Monroe County Council members are using the money to pay off a 20-year, $180 million bond ($112 million of which will go toward construction and $68 million toward interest payments). Since prisons are not economic development, this seems like an underhanded, or at least misleading, use of “economic development” funds.

A new prison will not create jobs. It will not improve our infrastructure or make Monroe County more attractive to businesses. On the contrary, higher income taxes reduce people’s real wages, which in turn means employers have to pay more to remain competitive.

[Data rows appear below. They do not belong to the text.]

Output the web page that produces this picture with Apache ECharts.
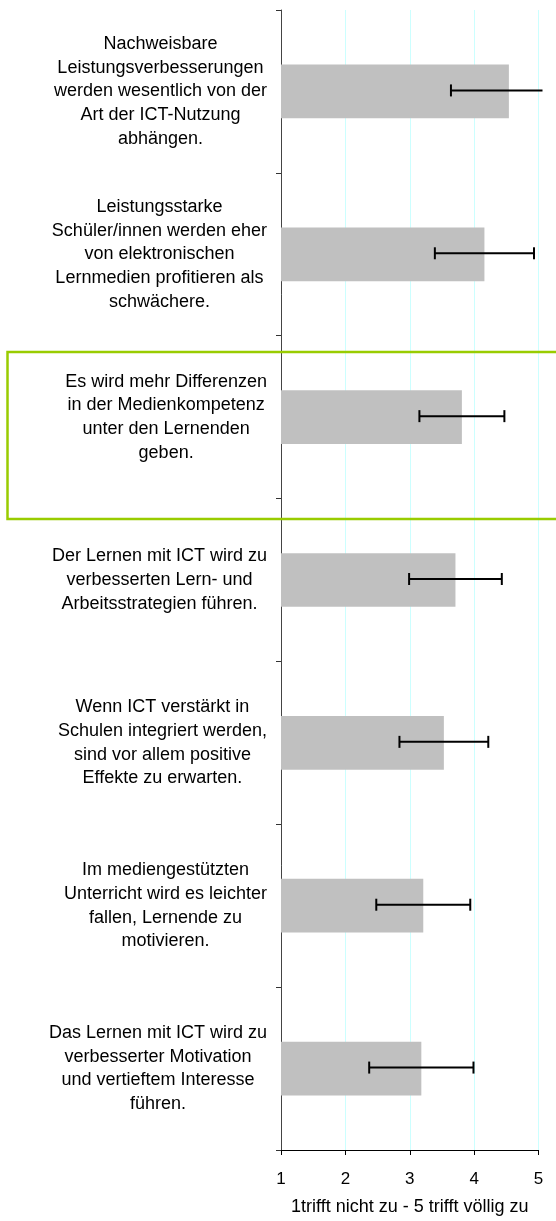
<!DOCTYPE html>
<html>
<head>
<meta charset="utf-8">
<script src="https://cdn.jsdelivr.net/npm/echarts@6/dist/echarts.min.js"></script>
<style>
html,body{margin:0;padding:0;background:#fff;}
#chart{width:556px;height:1221px;}
</style>
</head>
<body>
<div id="chart"></div>
<script>
// Category labels (line breaks as in the original)
var categories = [
  ["Nachweisbare", "Leistungsverbesserungen", "werden wesentlich von der", "Art der ICT-Nutzung", "abhängen."],
  ["Leistungsstarke", "Schüler/innen werden eher", "von elektronischen", "Lernmedien profitieren als", "schwächere."],
  ["Es wird mehr Differenzen", "in der Medienkompetenz", "unter den Lernenden", "geben."],
  ["Der Lernen mit ICT wird zu", "verbesserten Lern- und", "Arbeitsstrategien führen."],
  ["Wenn ICT verstärkt in", "Schulen integriert werden,", "sind vor allem positive", "Effekte zu erwarten."],
  ["Im mediengestützten", "Unterricht wird es leichter", "fallen, Lernende zu", "motivieren."],
  ["Das Lernen mit ICT wird zu", "verbesserter Motivation", "und vertieftem Interesse", "führen."]
];
// Mean values and standard deviations
var means = [4.54, 4.16, 3.81, 3.71, 3.53, 3.21, 3.18];
var sds   = [0.90, 0.77, 0.66, 0.72, 0.69, 0.73, 0.81];
// X axis ticks
var xTicks = [1, 2, 3, 4, 5];
var xAxisTitle = "1trifft nicht zu - 5 trifft völlig zu";

var catKeys = categories.map(function (c, i) { return 'c' + i; });
var labelMap = {};
categories.forEach(function (c, i) { labelMap['c' + i] = c; });

var errData = means.map(function (m, i) { return [i, m - sds[i], m + sds[i]]; });

var FONT = '"Liberation Sans", Arial, sans-serif';
var chart = echarts.init(document.getElementById('chart'));
chart.setOption({
  animation: false,
  backgroundColor: '#fff',
  grid: { left: 281, right: 17.5, top: 10, bottom: 67, containLabel: false },
  xAxis: {
    type: 'value',
    min: xTicks[0], max: xTicks[xTicks.length - 1], interval: 1,
    name: xAxisTitle,
    nameLocation: 'middle',
    nameGap: 48,
    nameTextStyle: { fontFamily: FONT, fontSize: 18, color: '#000' },
    axisLine: { show: true, lineStyle: { color: '#000', width: 1 } },
    axisTick: { show: true, length: 5, lineStyle: { color: '#000' } },
    axisLabel: { fontFamily: FONT, fontSize: 17, color: '#000', margin: 21 },
    splitLine: { show: true, lineStyle: { color: '#ccffff', width: 1 } }
  },
  yAxis: {
    type: 'category',
    inverse: true,
    data: catKeys,
    axisLine: { show: true, lineStyle: { color: '#444', width: 1 } },
    axisTick: { show: true, length: 5, lineStyle: { color: '#333' } },
    axisLabel: {
      fontFamily: FONT, fontSize: 18, color: '#000',
      margin: 14, align: 'right', lineHeight: 23.7,
      formatter: function (v) {
        return labelMap[v].map(function (l) { return '{c|' + l + '}'; }).join('\n');
      },
      rich: { c: { align: 'center', fontFamily: FONT, fontSize: 18, color: '#000', lineHeight: 23.7 } }
    },
    splitLine: { show: false }
  },
  series: [
    {
      type: 'bar',
      data: means,
      barWidth: '33%',
      itemStyle: { color: '#c0c0c0' },
      z: 2
    },
    {
      type: 'custom',
      data: errData,
      z: 3,
      clip: false,
      renderItem: function (params, api) {
        var idx = api.value(0);
        var lo = api.coord([api.value(1), idx]);
        var hi = api.coord([api.value(2), idx]);
        var y = lo[1] - 1;
        var limit = params.coordSys.x + params.coordSys.width + 4;
        var hx = Math.min(hi[0], limit);
        var st = { stroke: '#000', lineWidth: 2 };
        var children = [
          { type: 'line', shape: { x1: lo[0], y1: y, x2: hx, y2: y }, style: st },
          { type: 'line', shape: { x1: lo[0], y1: y - 6, x2: lo[0], y2: y + 6 }, style: st }
        ];
        if (hi[0] <= limit) {
          children.push({ type: 'line', shape: { x1: hx, y1: y - 6, x2: hx, y2: y + 6 }, style: st });
        }
        return { type: 'group', children: children };
      }
    }
  ],
  graphic: [
    {
      type: 'rect',
      z: 100,
      shape: { x: 7.5, y: 352, width: 560, height: 167 },
      style: { fill: 'none', stroke: '#99cc00', lineWidth: 2.5 }
    }
  ]
});
</script>
</body>
</html>
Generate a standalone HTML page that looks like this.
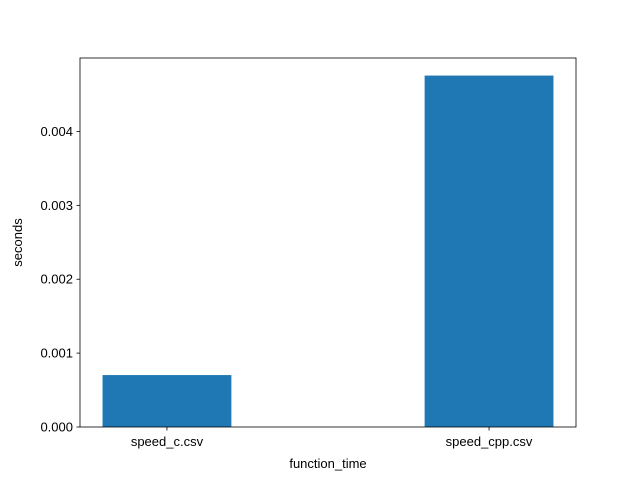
<!DOCTYPE html>
<html><head><meta charset="utf-8"><style>
body{margin:0;background:#fff;}
svg{display:block;font-family:"Liberation Sans","DejaVu Sans",sans-serif;}
</style></head><body>
<svg id="chart" width="640" height="480" viewBox="0 0 640 480">
<rect width="640" height="480" fill="#fff"/>
<g id="plot"></g>
</svg>
<script>
const categories = ["speed_c.csv", "speed_cpp.csv"];
const values = [0.000703, 0.004757];
const yTicks = [0, 0.001, 0.002, 0.003, 0.004];
const yTickLabels = ["0.000", "0.001", "0.002", "0.003", "0.004"];

const NS = "http://www.w3.org/2000/svg";
const g = document.getElementById("plot");
const L = 80, R = 576, T = 58, B = 427;
const yMax = Math.max(...values) * 1.05;
const xMin = -0.27, xMax = (categories.length - 1) + 0.27;
const sx = v => L + (v - xMin) / (xMax - xMin) * (R - L);
const sy = v => B - v / yMax * (B - T);
function mk(tag, attrs, text) {
  const e = document.createElementNS(NS, tag);
  for (const k in attrs) e.setAttribute(k, attrs[k]);
  if (text !== undefined) e.textContent = text;
  g.appendChild(e);
  return e;
}
categories.forEach((c, i) => {
  const x0 = sx(i - 0.2), x1 = sx(i + 0.2);
  const b = mk("rect", {x: x0, y: sy(values[i]), width: x1 - x0, height: B - sy(values[i]), fill: "#1f77b4"});
  
  
  const t = mk("line", {x1: sx(i), x2: sx(i), y1: B, y2: B + 3.5, stroke: "#000", "stroke-width": 0.8});
  
  
  const lb = mk("text", {x: sx(i), y: B + 19, "text-anchor": "middle", "font-size": 13}, c);
  
  
});
yTicks.forEach((v, i) => {
  const t = mk("line", {x1: L - 3.5, x2: L, y1: sy(v), y2: sy(v), stroke: "#000", "stroke-width": 0.8});
  
  
  const lb = mk("text", {x: L - 7, y: sy(v) + 4.5, "text-anchor": "end", "font-size": 13}, yTickLabels[i]);
  
  
});
const frame = mk("rect", {x: L, y: T, width: R - L, height: B - T, fill: "none", stroke: "#000", "stroke-width": 0.8});


const xt = mk("text", {x: (L + R) / 2, y: 468, "text-anchor": "middle", "font-size": 13}, "function_time");


const yt = mk("text", {x: 22, y: (T + B) / 2, "text-anchor": "middle", "font-size": 13, transform: "rotate(-90 22 " + (T + B) / 2 + ")"}, "seconds");


</script>
</body></html>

Monroe County is already an expensive place to live. There is a shortage of affordable housing. Residents earning $50,000 a year already pay $1,012 a year in local income taxes alone (and then there are property taxes, sales taxes, state taxes, and federal taxes). And now the county wants to use those income taxes, collected in the name of economic development, to build a new jail that won’t improve the economic situation of the average citizen one bit?

If Monroe County collects an “economic development” tax, it should go toward economic development, not paying off the interest on a huge loan. Why is the county so eager to take on debt? If we had a thriving economy with lots of good-paying jobs and social services, there would be a lot fewer people in prison anyway.

The 2021 Eve Hill report found that Monroe County pays $5,700 per person booked into the Monroe County Jail. That would be enough to pay every person booked into the Monroe County Jail $475 per month for their rent. That would be economic development.

As a county, we need to make sure our voices are heard before our officials leave us hanging with $180 million taken out of our paychecks that does not benefit us in any way.

Sam Holdeman is a member of Care Not Cages, an anti-incarceration advocacy group.